Best practices for performance

RMK010: The vectorization cost model states the loop is not a SIMD opportunity due to strided memory accesses in the loop body

Issue #

Loop not a SIMD opportunity because of the strided memory accesses in the loop body

Relevance #

Memory access pattern is very important for good software performance. The loop contains strided memory accesses. This type of memory access pattern is inefficient from the memory subsystem perspective, and these loops are typically not good SIMD opportunities.

Loops with strided memory accesses can be vectorized if the strided memory access is removed.
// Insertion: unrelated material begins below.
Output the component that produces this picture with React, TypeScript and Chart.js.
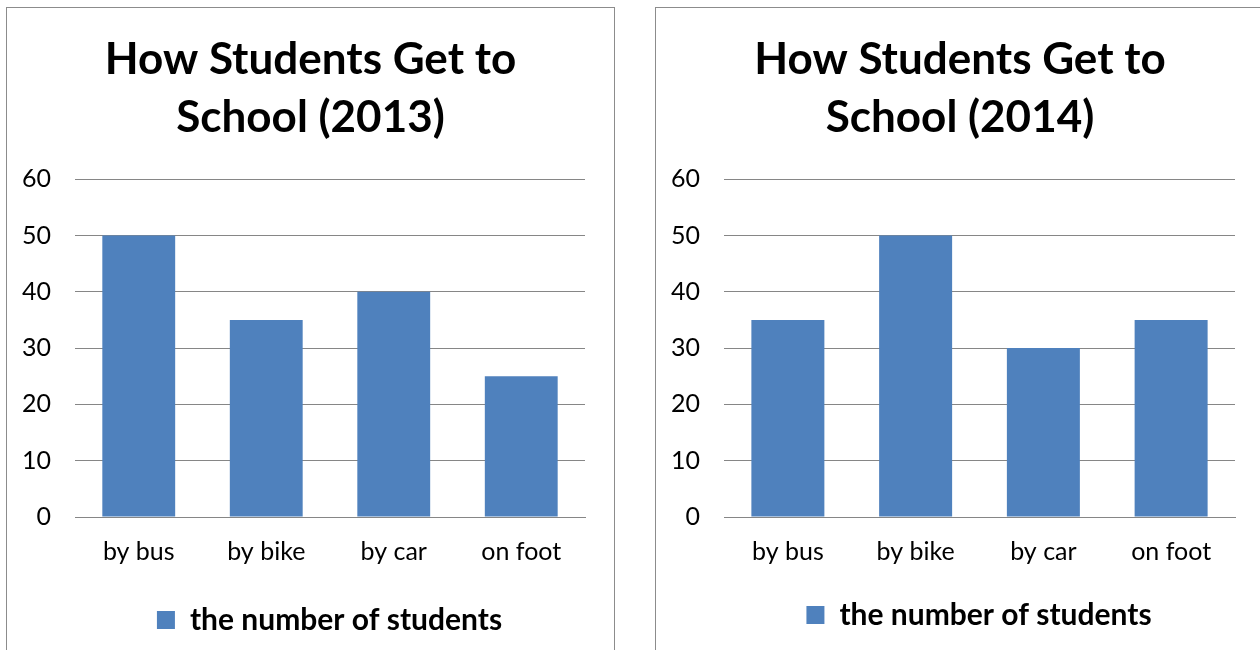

This is typically the case when the strided memory access is inside a loop nest. In that case, techniques like loop interchange can help convert the inefficient strided memory access pattern into other, more efficient access patterns. Techniques like loop tiling can also make the dataset smaller and make vectorization beneficial even in the presence of strides.

Repacking the data to avoid the stride is also one of the ways to remove the stride. For example, instead of loop which writes to elements of the array a[3 * i], a[3 * i + 1] and a[3 * i + 2], we introduce three separate arrays and write to them: a1[i], a2[i] and a3[i]. This kind of transformation however may require rewriting a large part of the code.

Actions #

If the loop is part of the loop nest, consider applying loop interchange or loop tiling.